You hear about it all the time: a fan, or team of talented and creative fans, like a property something so much, they band together to create a fan-game. A not-for-profit, totally labor of love style endeavor that should fall into the realm of “fan art”, but always seems to tick off the rights owners of those properties. It’s happened on multiple occasions with Chrono Trigger, the canned fan-remake of Metal Gear, and then there was that weird My Little Pony fighting game that got hit with a cease and desist… almost immediately after raising $200,000 in donations for breast cancer research. Classy move, Hasbro. All in all, it seems like companies don’t like to reward their fans time and effort when it comes to creating fan content in the form of games… and unfortunately, it seems the trend continues with Star Wars.
Star Wars: Galaxy in Turmoil was an attempt to recreate the cancelled version of Star Wars Battlefront III, originally in development by Free Radical Design (Timesplitters). Fans had seen the leaked footage from the game, and formed Frontwire Studios. They were dedicated to making the newest entry of the ‘classic’ Battlefront series (seeing as how EA‘s Battlefront is less like the original games, and more Battlefield with a Star Wars skin). The fans went so far as to get the project approved for a free release on Steam, the Valve owned digital gaming platform for home computers. Once it was finished, of course—perhaps this is where they pushed their luck.
In a press release on their website, Tony Romanelli (President of Frontwire Studios) spoke at length about how they had been hit with a cease-and-desist letter from Lucasfilm to halt any production on Galaxy in Turmoil. Rather than lay down and accept that the project was over, he asked to arrange a meeting with Lucasfilm about any possibility of the project continuing; to his surprise, they agreed. A week or so after the letter, they had a meeting to discuss their options (via phone):
“During our meeting, there was a fair share of both lighthearted and serious moments. LucasFilm informed me that although they would of been open to the idea of negotiating a license for Frontwire to work on the Star Wars IP, that they are not able to due to their contract with Electronic Arts (EA).
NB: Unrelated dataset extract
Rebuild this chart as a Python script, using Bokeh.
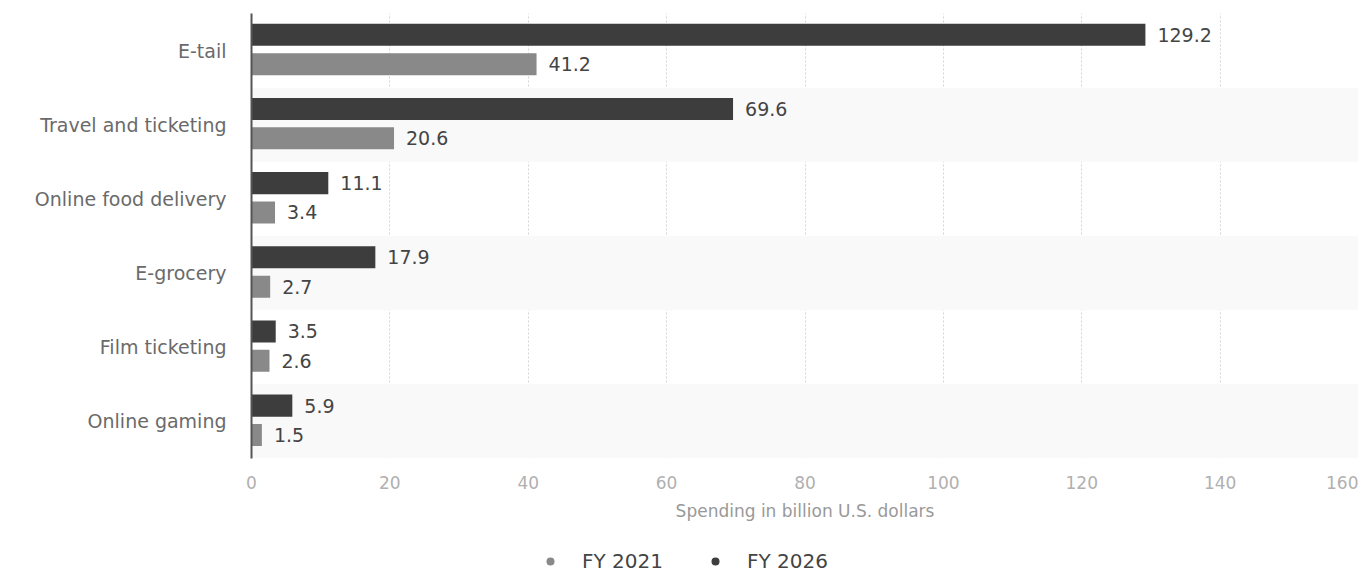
from bokeh.plotting import figure
from bokeh.layouts import column
from bokeh.models import ColumnDataSource, FactorRange, Range1d, Legend, LegendItem, FixedTicker
from bokeh.transform import dodge
from bokeh.core.properties import value
from bokeh.embed import file_html
from bokeh.resources import INLINE

categories = ["E-tail", "Travel and ticketing", "Online food delivery",
              "E-grocery", "Film ticketing", "Online gaming"]
fy2021 = [41.2, 20.6, 3.4, 2.7, 2.6, 1.5]
fy2026 = [129.2, 69.6, 11.1, 17.9, 3.5, 5.9]
x_ticks = [0, 20, 40, 60, 80, 100, 120, 140, 160]
series_names = ["FY 2021", "FY 2026"]

FONT = "DejaVu Sans"
DARK = "#3d3d3d"
GRAY = "#898989"
OFF26 = 0.213
OFF21 = -0.183

src = ColumnDataSource(dict(
    cat=categories,
    v21=fy2021,
    v26=fy2026,
    l21=[str(v) for v in fy2021],
    l26=[str(v) for v in fy2026],
))

p = figure(frame_width=1107, frame_height=445, output_backend="svg", toolbar_location=None,
           y_range=FactorRange(factors=list(reversed(categories))),
           x_range=Range1d(0, 160),
           min_border_left=251, min_border_right=0, min_border_top=13,
           min_border_bottom=75)
p.outline_line_color = None
p.background_fill_color = "white"

# alternating bands
band_src = ColumnDataSource(dict(cat=categories[1::2]))
p.hbar(y="cat", left=0, right=160, height=1.0, source=band_src,
       fill_color="#f9f9f9", line_color=None)

p.xgrid.ticker = FixedTicker(ticks=x_ticks)
p.xgrid.grid_line_color = "#d4d4d4"
p.xgrid.grid_line_dash = "2 2"
p.xgrid.grid_line_width = 1
p.ygrid.grid_line_color = None

p.hbar(y=dodge("cat", OFF26, range=p.y_range), left=0, right="v26", height=0.297,
       source=src, fill_color=DARK, line_color=None)
p.hbar(y=dodge("cat", OFF21, range=p.y_range), left=0, right="v21", height=0.297,
       source=src, fill_color=GRAY, line_color=None)

p.text(x="v26", y=dodge("cat", OFF26, range=p.y_range), text="l26", source=src,
       x_offset=12, text_baseline="middle", text_font=value(FONT),
       text_font_size="19px", text_color="#444444")
p.text(x="v21", y=dodge("cat", OFF21, range=p.y_range), text="l21", source=src,
       x_offset=12, text_baseline="middle", text_font=value(FONT),
       text_font_size="19px", text_color="#444444")

# axes
xa = p.xaxis[0]
xa.ticker = FixedTicker(ticks=x_ticks)
xa.axis_line_color = None
xa.major_tick_line_color = None
xa.minor_tick_line_color = None
xa.major_label_text_font = FONT
xa.major_label_text_font_size = "17px"
xa.major_label_text_color = "#b0b0b0"
xa.major_label_standoff = 11
xa.axis_label = "Spending in billion U.S. dollars"
xa.axis_label_text_font = FONT
xa.axis_label_text_font_size = "17px"
xa.axis_label_text_font_style = "normal"
xa.axis_label_text_color = "#999999"
xa.axis_label_standoff = 9

ya = p.yaxis[0]
ya.axis_line_color = "#555555"
ya.axis_line_width = 2
ya.major_tick_line_color = None
ya.minor_tick_line_color = None
ya.major_label_text_font = FONT
ya.major_label_text_font_size = "19px"
ya.major_label_text_color = "#6a6a6a"
ya.major_label_standoff = 19

# legend strip (separate small figure; its frame is aligned with the main frame)
lf = figure(width=1358, height=40, output_backend="svg", toolbar_location=None,
            x_range=Range1d(0, 1), y_range=Range1d(0, 1),
            x_axis_location=None, y_axis_location=None,
            min_border_left=251, min_border_right=0,
            min_border_top=0, min_border_bottom=0)
lf.outline_line_color = None
lf.grid.grid_line_color = None
lf.background_fill_color = "white"

# one hidden point (outside the ranges) per series so the legend draws its circle
hidden = ColumnDataSource(dict(x=[-1.0], y=[-1.0]))
r21 = lf.scatter(x="x", y="y", source=hidden, marker="circle", size=17,
                 fill_color=GRAY, line_color=None)
r26 = lf.scatter(x="x", y="y", source=hidden, marker="circle", size=17,
                 fill_color=DARK, line_color=None)
legend = Legend(items=[LegendItem(label=series_names[0], renderers=[r21]),
                       LegendItem(label=series_names[1], renderers=[r26])],
                orientation="horizontal", location=(289, 0),
                label_text_font=FONT, label_text_font_size="20px",
                label_text_color="#444444", border_line_color=None,
                background_fill_alpha=0, spacing=42, glyph_width=20,
                label_standoff=22, padding=0, margin=0)
lf.add_layout(legend, "center")

layout = column(p, lf, spacing=0)
open("out.html", "w").write(file_html(layout, INLINE))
I was told that Lucasfilm had already spoken with EA about Galaxy in Turmoil and that EA expressed no desire in letting our project continue. Their main concern was due to the possibility of Galaxy in Turmoil taking away attention from their Battlefront franchise. I tried to pitch the idea about putting Galaxy in Turmoil behind EA’s paywall but was told that EA had previously rejected that proposition as well. Due to their exclusive contract with EA, Lucasfilm was contractually obligated to deny our request for the use of the Star Wars IP for Galaxy in Turmoil based on EA’s decision. We tried to reach out to EA directly for more information, but we have so far gotten no response.”
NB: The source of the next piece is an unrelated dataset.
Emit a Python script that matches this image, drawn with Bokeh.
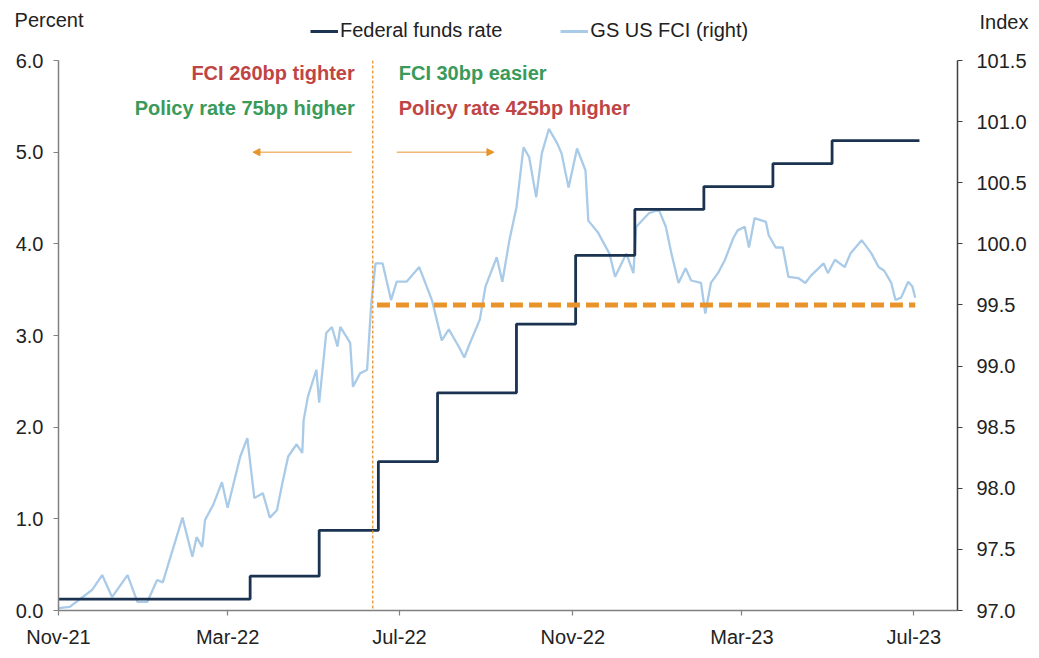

All hope is not lost, however: despite being unable to use the Star Wars IP, the representatives at Lucasarts told Tony Romanelli that they could, in fact, continue working on the game, as long as they removed the cloak of it being set in “A galaxy far, far away.” So Galaxy in Turmoil will live on—albeit with no X-Wings, Tie Fighters, Stormtroopers, or the like, but instead a fresh new coat of completely original ideas. Another bright side to this is that they can now, of course, charge for their hard work. They are currently considering their options. Still, it’s another example of “what could have been” in the world of cancelled fan-games. In case you were wondering about what happened to some of the aforementioned games, the Metal Gear remake team formed their own studio and the My Little Pony game became a new game entirely, much like Galaxy in Turmoil.